Following a lecture-note format, each chapter begins by outlining the basic principles to follow. Brief sections often resemble a series of detailed PowerPoint slides taken from intermediate courses on complexity science. Sections typically include definitions complemented by their respective mathematical formulas. Using this format, the authors are able to cover an impressively wide array of topics within complexity science. The focus on mathematical principles also lends to an in-depth understanding of certain topics that other texts might only mention. For example, Brownian motion or random walks are often only briefly described in introductory texts. In contrast, “Complexity Science” explains Brownian motion in terms of its subtypes and basic properties, which are best explained in terms of probabilistic rules of behavior.

While the book covers a variety of principles common to complexity science, its format and focus lends itself to a niche audience. Because some concepts are covered rather quickly, it is ideal for the reader that has some knowledge of the subject. Readers new to complexity science would benefit from pairing the book with an introductory text or classwork that offers more of the conceptual fundamentals. The expertise of the authors draws the focus of the book to the mathematical principles underlying common concepts in complexity science. The text is therefore best suited for readers who have a background in calculus and linear algebra. The unique format of the London Mathematical Society Lecture Note Series makes this book particularly appropriate for those designing courses or looking to reinforce or test their own knowledge on the subject matter.

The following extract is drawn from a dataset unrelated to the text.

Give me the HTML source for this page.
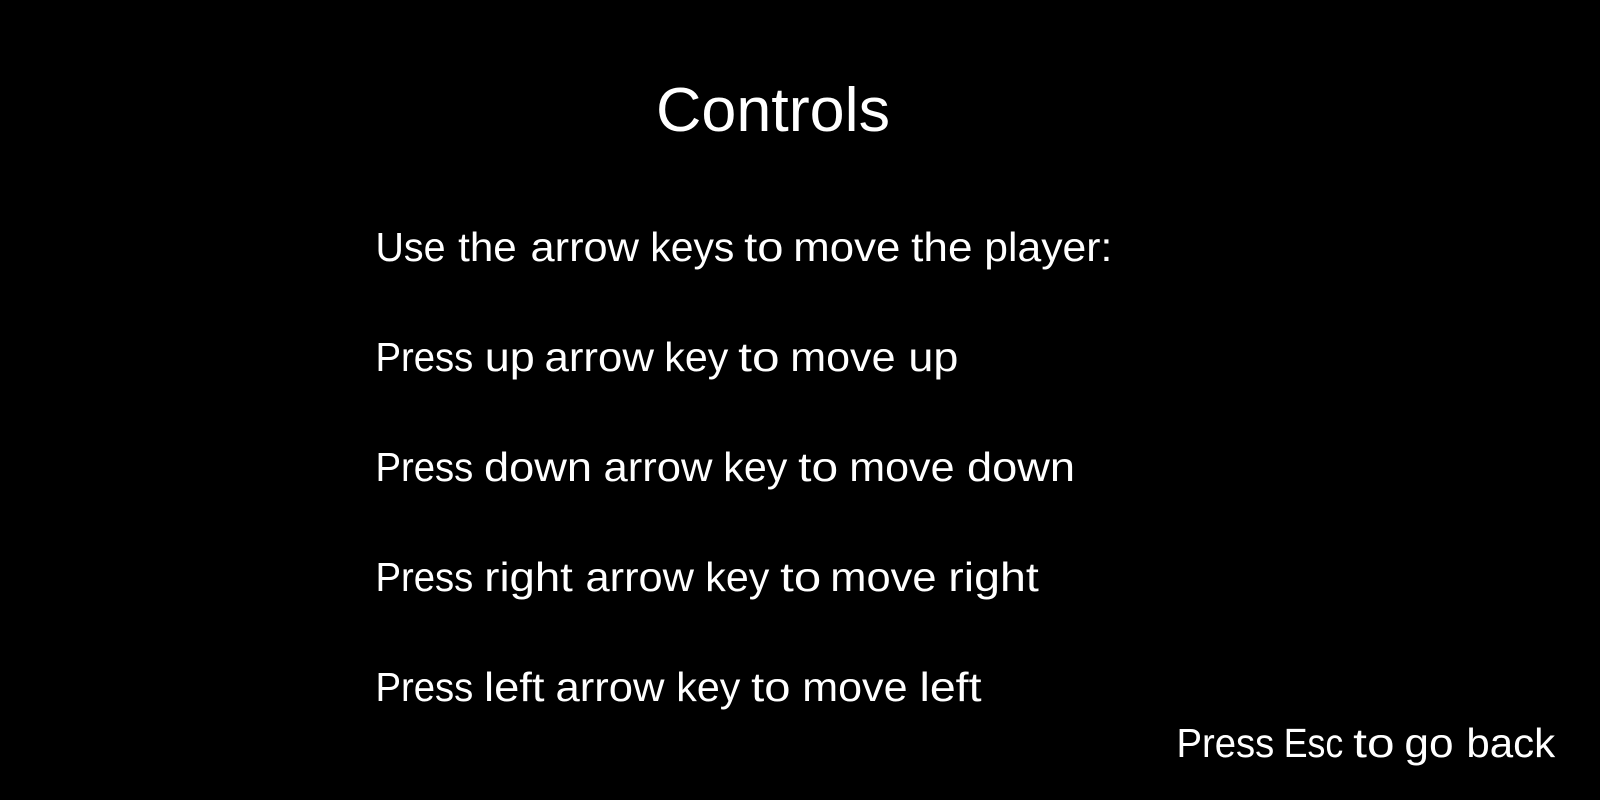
<!DOCTYPE html>
<html lang="en">
<head>
<meta charset="utf-8">
<title>Controls</title>
<style>
  html, body { margin: 0; padding: 0; background: #000; width: 1600px; height: 800px; overflow: hidden; }
  svg { display: block; }
  text { fill: #fff; font-family: "Liberation Sans", sans-serif; font-size: 41px; }
</style>
</head>
<body>
<svg width="1600" height="800" viewBox="0 0 1600 800">
  <rect width="1600" height="800" fill="#000"/>
  <text x="656" y="131" style="font-size:62px" textLength="234" lengthAdjust="spacingAndGlyphs">Controls</text>
  <text y="261"><tspan x="375.5" textLength="70" lengthAdjust="spacingAndGlyphs">Use</tspan> <tspan x="458.2" textLength="58.5" lengthAdjust="spacingAndGlyphs">the</tspan> <tspan x="530.5" textLength="108.5" lengthAdjust="spacingAndGlyphs">arrow</tspan> <tspan x="650.3" textLength="84" lengthAdjust="spacingAndGlyphs">keys</tspan> <tspan x="744.2" textLength="39.4" lengthAdjust="spacingAndGlyphs">to</tspan> <tspan x="793.3" textLength="107" lengthAdjust="spacingAndGlyphs">move</tspan> <tspan x="911.2" textLength="61.3" lengthAdjust="spacingAndGlyphs">the</tspan> <tspan x="984.3" textLength="128" lengthAdjust="spacingAndGlyphs">player:</tspan></text>
  <text y="371"><tspan x="375.5" textLength="97.8" lengthAdjust="spacingAndGlyphs">Press</tspan> <tspan x="484.8" textLength="50" lengthAdjust="spacingAndGlyphs">up</tspan> <tspan x="544.5" textLength="109.5" lengthAdjust="spacingAndGlyphs">arrow</tspan> <tspan x="664.3" textLength="64" lengthAdjust="spacingAndGlyphs">key</tspan> <tspan x="738.2" textLength="41.4" lengthAdjust="spacingAndGlyphs">to</tspan> <tspan x="790.3" textLength="105.2" lengthAdjust="spacingAndGlyphs">move</tspan> <tspan x="908.4" textLength="50" lengthAdjust="spacingAndGlyphs">up</tspan></text>
  <text y="481"><tspan x="375.5" textLength="97.8" lengthAdjust="spacingAndGlyphs">Press</tspan> <tspan x="484" textLength="108" lengthAdjust="spacingAndGlyphs">down</tspan> <tspan x="603.5" textLength="109" lengthAdjust="spacingAndGlyphs">arrow</tspan> <tspan x="723.3" textLength="64" lengthAdjust="spacingAndGlyphs">key</tspan> <tspan x="798.2" textLength="40" lengthAdjust="spacingAndGlyphs">to</tspan> <tspan x="849.3" textLength="105.2" lengthAdjust="spacingAndGlyphs">move</tspan> <tspan x="967" textLength="108" lengthAdjust="spacingAndGlyphs">down</tspan></text>
  <text y="591"><tspan x="375.5" textLength="97.8" lengthAdjust="spacingAndGlyphs">Press</tspan> <tspan x="484.3" textLength="88.5" lengthAdjust="spacingAndGlyphs">right</tspan> <tspan x="585.5" textLength="108.5" lengthAdjust="spacingAndGlyphs">arrow</tspan> <tspan x="705.3" textLength="64" lengthAdjust="spacingAndGlyphs">key</tspan> <tspan x="780.2" textLength="41" lengthAdjust="spacingAndGlyphs">to</tspan> <tspan x="830.3" textLength="106.2" lengthAdjust="spacingAndGlyphs">move</tspan> <tspan x="948.3" textLength="90.5" lengthAdjust="spacingAndGlyphs">right</tspan></text>
  <text y="701"><tspan x="375.5" textLength="97.8" lengthAdjust="spacingAndGlyphs">Press</tspan> <tspan x="484" textLength="60.5" lengthAdjust="spacingAndGlyphs">left</tspan> <tspan x="555.5" textLength="109" lengthAdjust="spacingAndGlyphs">arrow</tspan> <tspan x="676.3" textLength="64" lengthAdjust="spacingAndGlyphs">key</tspan> <tspan x="751.2" textLength="39.4" lengthAdjust="spacingAndGlyphs">to</tspan> <tspan x="802.3" textLength="105.2" lengthAdjust="spacingAndGlyphs">move</tspan> <tspan x="919.5" textLength="62" lengthAdjust="spacingAndGlyphs">left</tspan></text>
  <text y="757"><tspan x="1176.5" textLength="97.8" lengthAdjust="spacingAndGlyphs">Press</tspan> <tspan x="1283.7" textLength="59.5" lengthAdjust="spacingAndGlyphs">Esc</tspan> <tspan x="1353.2" textLength="41.4" lengthAdjust="spacingAndGlyphs">to</tspan> <tspan x="1404.4" textLength="49.2" lengthAdjust="spacingAndGlyphs">go</tspan> <tspan x="1466.4" textLength="88.8" lengthAdjust="spacingAndGlyphs">back</tspan></text>
</svg>
</body>
</html>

“Complexity Science” has a few limitations. First, because of the lecture-note format, sections can occasionally seem disjointed and abrupt. Concepts essential to understanding complexity science are sometimes covered only briefly. Consequently, it may be difficult to understand topics foundational to complexity science and the connections between them if this book is referenced as a standalone guide. The book could be accessible to a broader audience by including more extensive conceptual summaries and explaining the connections between topics. Second, it is important for a reader to understand the difference between a general text on complexity science and one on applied mathematics like “Complexity Science.” Methods utilized in the latter can differ from those used in experimental pursuits. For example, fractal analysis is an interdisciplinary method for studying complex systems. However, the present text covers this method only briefly by focusing on the calculation of a fractal dimension. Other commonly utilized research techniques, including spectral analysis, detrended fluctuation analysis, and adaptive fractal analysis are not covered, perhaps because they are not essential to understanding the mathematical principles of a fractal.

Anyone having a mathematical background and interest in complexity science will likely find the book wonderfully enriching. Novices to the field, however, could easily be left behind. Educators designing courses on the subject matter would especially benefit from viewing the brief notes and examples on a variety of topics. Similarly, given the breadth of material covered, readers from various disciplines who wish to enhance their understanding of complexity science will undoubtedly uncover new information and perhaps altogether new topics.